» **The request**: Set down the data below without change, skipping the pictures it holds.

» **Data lines**:
--- Begin ---

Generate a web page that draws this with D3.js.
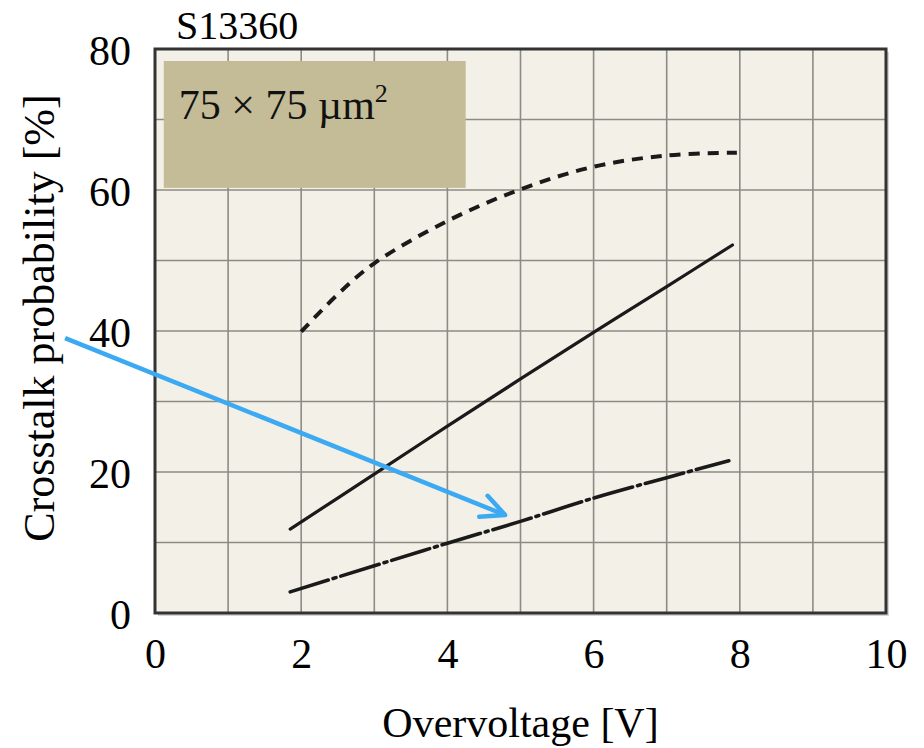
<!DOCTYPE html>
<html>
<head>
<meta charset="utf-8">
<script src="https://cdn.jsdelivr.net/npm/d3@7"></script>
<style>
  html, body { margin: 0; padding: 0; background: #fff; }
  svg { display: block; font-family: "Liberation Serif", "Times New Roman", serif; }
</style>
</head>
<body>
<div id="app"></div>
<script>
const width = 924;
const height = 748;
const margin = { top: 49, right: 38, bottom: 135, left: 155 };

// values [overvoltage V, crosstalk %]
const dashedSeries = [[2.0, 39.9], [2.5, 45.2], [3, 49.6], [4, 55.6], [5, 60.1], [6, 63.3], [7, 64.9], [7.96, 65.3]];
const solidSeries = [[1.85, 11.9], [3, 19.7], [4, 26.5], [5, 33.2], [6, 39.8], [7, 46.3], [7.9, 52.2]];
const dashDotSeries = [[1.85, 3.0], [3, 6.7], [4, 9.9], [5, 13.0], [6, 16.3], [7, 19.2], [7.85, 21.6]];

const xTicks = [0, 2, 4, 6, 8, 10];
const yTicks = [0, 20, 40, 60, 80];
const xGrid = d3.range(0, 11, 1);
const yGrid = d3.range(0, 81, 10);

// annotation arrow, in data units
const arrowFrom = [-1.23, 39.0];
const arrowTo = [4.79, 13.9];
// label box corners, in data units
const boxCorners = [[0.12, 78.3], [4.25, 60.3]];

const x = d3.scaleLinear().domain([0, 10]).range([margin.left, width - margin.right]);
const y = d3.scaleLinear().domain([0, 80]).range([height - margin.bottom, margin.top]);

const svg = d3.select("#app").append("svg")
  .attr("width", width)
  .attr("height", height);

// plot background + shadow
svg.append("rect")
  .attr("x", x(0) + 3).attr("y", y(80) + 3)
  .attr("width", x(10) - x(0)).attr("height", y(0) - y(80))
  .attr("fill", "#d6d6d6");
svg.append("rect")
  .attr("x", x(0)).attr("y", y(80))
  .attr("width", x(10) - x(0)).attr("height", y(0) - y(80))
  .attr("fill", "#f3f0e8");

// grid
svg.append("g").selectAll("line").data(xGrid).join("line")
  .attr("x1", d => x(d)).attr("x2", d => x(d))
  .attr("y1", y(0)).attr("y2", y(80))
  .attr("stroke", "#8f8b84").attr("stroke-width", 1.6);
svg.append("g").selectAll("line").data(yGrid).join("line")
  .attr("x1", x(0)).attr("x2", x(10))
  .attr("y1", d => y(d)).attr("y2", d => y(d))
  .attr("stroke", "#8f8b84").attr("stroke-width", 1.6);

// label box
svg.append("rect")
  .attr("x", x(boxCorners[0][0])).attr("y", y(boxCorners[0][1]))
  .attr("width", x(boxCorners[1][0]) - x(boxCorners[0][0]))
  .attr("height", y(boxCorners[1][1]) - y(boxCorners[0][1]))
  .attr("fill", "#c4bc97");

const boxText = svg.append("text")
  .attr("x", x(boxCorners[0][0]) + 15)
  .attr("y", y(boxCorners[0][1]) + 58)
  .style("font-size", "42px")
  .attr("fill", "#111");
boxText.append("tspan").text("75 × 75 µm");
boxText.append("tspan").attr("dy", -17).style("font-size", "26px").text("2");

// frame
svg.append("rect")
  .attr("x", x(0)).attr("y", y(80))
  .attr("width", x(10) - x(0)).attr("height", y(0) - y(80))
  .attr("fill", "none")
  .attr("stroke", "#333")
  .attr("stroke-width", 3);

const line = d3.line().x(d => x(d[0])).y(d => y(d[1])).curve(d3.curveCatmullRom.alpha(0.5));

svg.append("path").datum(dashedSeries)
  .attr("d", line)
  .attr("fill", "none").attr("stroke", "#1a1a1a")
  .attr("stroke-width", 4).attr("stroke-dasharray", "11 8");

svg.append("path").datum(solidSeries)
  .attr("d", line)
  .attr("fill", "none").attr("stroke", "#1a1a1a")
  .attr("stroke-width", 3.2).attr("stroke-linecap", "round");

svg.append("path").datum(dashDotSeries)
  .attr("d", line)
  .attr("fill", "none").attr("stroke", "#1a1a1a")
  .attr("stroke-width", 3.6).attr("stroke-dasharray", "40 5 3 5")
  .attr("stroke-linecap", "round");

// axis labels
const yAxis = d3.axisLeft(y).tickValues(yTicks).tickSize(0).tickPadding(0);
const yg = svg.append("g").attr("transform", `translate(${x(0) - 24},0)`).call(yAxis);
yg.select(".domain").remove();
yg.selectAll("text")
  .style("font-family", "Liberation Serif, serif")
  .style("font-size", "42px")
  .attr("fill", "#000")
  .attr("dy", "0.36em");

const xAxis = d3.axisBottom(x).tickValues(xTicks).tickSize(0).tickPadding(0);
const xg = svg.append("g").attr("transform", `translate(0,${y(0) + 55})`).call(xAxis);
xg.select(".domain").remove();
xg.selectAll("text")
  .style("font-family", "Liberation Serif, serif")
  .style("font-size", "42px")
  .attr("fill", "#000")
  .attr("dy", 0);

svg.append("text")
  .attr("x", (x(0) + x(10)) / 2)
  .attr("y", 737)
  .attr("text-anchor", "middle")
  .style("font-size", "42px")
  .text("Overvoltage [V]");

svg.append("text")
  .attr("transform", "translate(54,318) rotate(-90)")
  .attr("text-anchor", "middle")
  .style("font-size", "44px")
  .text("Crosstalk probability [%]");

svg.append("text")
  .attr("x", 176)
  .attr("y", 39)
  .style("font-size", "40px")
  .text("S13360");

// blue arrow
const ax0 = x(arrowFrom[0]), ay0 = y(arrowFrom[1]);
const ax1 = x(arrowTo[0]), ay1 = y(arrowTo[1]);
const ang = Math.atan2(ay1 - ay0, ax1 - ax0);
const headLen = 26, headAng = 0.45;
svg.append("path")
  .attr("d", `M${ax0},${ay0}L${ax1},${ay1}`)
  .attr("stroke", "#3ca9f3").attr("stroke-width", 4.5).attr("fill", "none");
svg.append("path")
  .attr("d", `M${ax1 - headLen * Math.cos(ang - headAng)},${ay1 - headLen * Math.sin(ang - headAng)}` +
             `L${ax1},${ay1}` +
             `L${ax1 - headLen * Math.cos(ang + headAng)},${ay1 - headLen * Math.sin(ang + headAng)}`)
  .attr("stroke", "#3ca9f3").attr("stroke-width", 4.5).attr("fill", "none")
  .attr("stroke-linecap", "round").attr("stroke-linejoin", "round");
</script>
</body>
</html>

--- End ---

» **Task result**:
Generate a web page that draws this with D3.js.
<!DOCTYPE html>
<html>
<head>
<meta charset="utf-8">
<script src="https://cdn.jsdelivr.net/npm/d3@7"></script>
<style>
  html, body { margin: 0; padding: 0; background: #fff; }
  svg { display: block; font-family: "Liberation Serif", "Times New Roman", serif; }
</style>
</head>
<body>
<div id="app"></div>
<script>
const width = 924;
const height = 748;
const margin = { top: 49, right: 38, bottom: 135, left: 155 };

// values [overvoltage V, crosstalk %]
const dashedSeries = [[2.0, 39.9], [2.5, 45.2], [3, 49.6], [4, 55.6], [5, 60.1], [6, 63.3], [7, 64.9], [7.96, 65.3]];
const solidSeries = [[1.85, 11.9], [3, 19.7], [4, 26.5], [5, 33.2], [6, 39.8], [7, 46.3], [7.9, 52.2]];
const dashDotSeries = [[1.85, 3.0], [3, 6.7], [4, 9.9], [5, 13.0], [6, 16.3], [7, 19.2], [7.85, 21.6]];

const xTicks = [0, 2, 4, 6, 8, 10];
const yTicks = [0, 20, 40, 60, 80];
const xGrid = d3.range(0, 11, 1);
const yGrid = d3.range(0, 81, 10);

// annotation arrow, in data units
const arrowFrom = [-1.23, 39.0];
const arrowTo = [4.79, 13.9];
// label box corners, in data units
const boxCorners = [[0.12, 78.3], [4.25, 60.3]];

const x = d3.scaleLinear().domain([0, 10]).range([margin.left, width - margin.right]);
const y = d3.scaleLinear().domain([0, 80]).range([height - margin.bottom, margin.top]);

const svg = d3.select("#app").append("svg")
  .attr("width", width)
  .attr("height", height);

// plot background + shadow
svg.append("rect")
  .attr("x", x(0) + 3).attr("y", y(80) + 3)
  .attr("width", x(10) - x(0)).attr("height", y(0) - y(80))
  .attr("fill", "#d6d6d6");
svg.append("rect")
  .attr("x", x(0)).attr("y", y(80))
  .attr("width", x(10) - x(0)).attr("height", y(0) - y(80))
  .attr("fill", "#f3f0e8");

// grid
svg.append("g").selectAll("line").data(xGrid).join("line")
  .attr("x1", d => x(d)).attr("x2", d => x(d))
  .attr("y1", y(0)).attr("y2", y(80))
  .attr("stroke", "#8f8b84").attr("stroke-width", 1.6);
svg.append("g").selectAll("line").data(yGrid).join("line")
  .attr("x1", x(0)).attr("x2", x(10))
  .attr("y1", d => y(d)).attr("y2", d => y(d))
  .attr("stroke", "#8f8b84").attr("stroke-width", 1.6);

// label box
svg.append("rect")
  .attr("x", x(boxCorners[0][0])).attr("y", y(boxCorners[0][1]))
  .attr("width", x(boxCorners[1][0]) - x(boxCorners[0][0]))
  .attr("height", y(boxCorners[1][1]) - y(boxCorners[0][1]))
  .attr("fill", "#c4bc97");

const boxText = svg.append("text")
  .attr("x", x(boxCorners[0][0]) + 15)
  .attr("y", y(boxCorners[0][1]) + 58)
  .style("font-size", "42px")
  .attr("fill", "#111");
boxText.append("tspan").text("75 × 75 µm");
boxText.append("tspan").attr("dy", -17).style("font-size", "26px").text("2");

// frame
svg.append("rect")
  .attr("x", x(0)).attr("y", y(80))
  .attr("width", x(10) - x(0)).attr("height", y(0) - y(80))
  .attr("fill", "none")
  .attr("stroke", "#333")
  .attr("stroke-width", 3);

const line = d3.line().x(d => x(d[0])).y(d => y(d[1])).curve(d3.curveCatmullRom.alpha(0.5));

svg.append("path").datum(dashedSeries)
  .attr("d", line)
  .attr("fill", "none").attr("stroke", "#1a1a1a")
  .attr("stroke-width", 4).attr("stroke-dasharray", "11 8");

svg.append("path").datum(solidSeries)
  .attr("d", line)
  .attr("fill", "none").attr("stroke", "#1a1a1a")
  .attr("stroke-width", 3.2).attr("stroke-linecap", "round");

svg.append("path").datum(dashDotSeries)
  .attr("d", line)
  .attr("fill", "none").attr("stroke", "#1a1a1a")
  .attr("stroke-width", 3.6).attr("stroke-dasharray", "40 5 3 5")
  .attr("stroke-linecap", "round");

// axis labels
const yAxis = d3.axisLeft(y).tickValues(yTicks).tickSize(0).tickPadding(0);
const yg = svg.append("g").attr("transform", `translate(${x(0) - 24},0)`).call(yAxis);
yg.select(".domain").remove();
yg.selectAll("text")
  .style("font-family", "Liberation Serif, serif")
  .style("font-size", "42px")
  .attr("fill", "#000")
  .attr("dy", "0.36em");

const xAxis = d3.axisBottom(x).tickValues(xTicks).tickSize(0).tickPadding(0);
const xg = svg.append("g").attr("transform", `translate(0,${y(0) + 55})`).call(xAxis);
xg.select(".domain").remove();
xg.selectAll("text")
  .style("font-family", "Liberation Serif, serif")
  .style("font-size", "42px")
  .attr("fill", "#000")
  .attr("dy", 0);

svg.append("text")
  .attr("x", (x(0) + x(10)) / 2)
  .attr("y", 737)
  .attr("text-anchor", "middle")
  .style("font-size", "42px")
  .text("Overvoltage [V]");

svg.append("text")
  .attr("transform", "translate(54,318) rotate(-90)")
  .attr("text-anchor", "middle")
  .style("font-size", "44px")
  .text("Crosstalk probability [%]");

svg.append("text")
  .attr("x", 176)
  .attr("y", 39)
  .style("font-size", "40px")
  .text("S13360");

// blue arrow
const ax0 = x(arrowFrom[0]), ay0 = y(arrowFrom[1]);
const ax1 = x(arrowTo[0]), ay1 = y(arrowTo[1]);
const ang = Math.atan2(ay1 - ay0, ax1 - ax0);
const headLen = 26, headAng = 0.45;
svg.append("path")
  .attr("d", `M${ax0},${ay0}L${ax1},${ay1}`)
  .attr("stroke", "#3ca9f3").attr("stroke-width", 4.5).attr("fill", "none");
svg.append("path")
  .attr("d", `M${ax1 - headLen * Math.cos(ang - headAng)},${ay1 - headLen * Math.sin(ang - headAng)}` +
             `L${ax1},${ay1}` +
             `L${ax1 - headLen * Math.cos(ang + headAng)},${ay1 - headLen * Math.sin(ang + headAng)}`)
  .attr("stroke", "#3ca9f3").attr("stroke-width", 4.5).attr("fill", "none")
  .attr("stroke-linecap", "round").attr("stroke-linejoin", "round");
</script>
</body>
</html>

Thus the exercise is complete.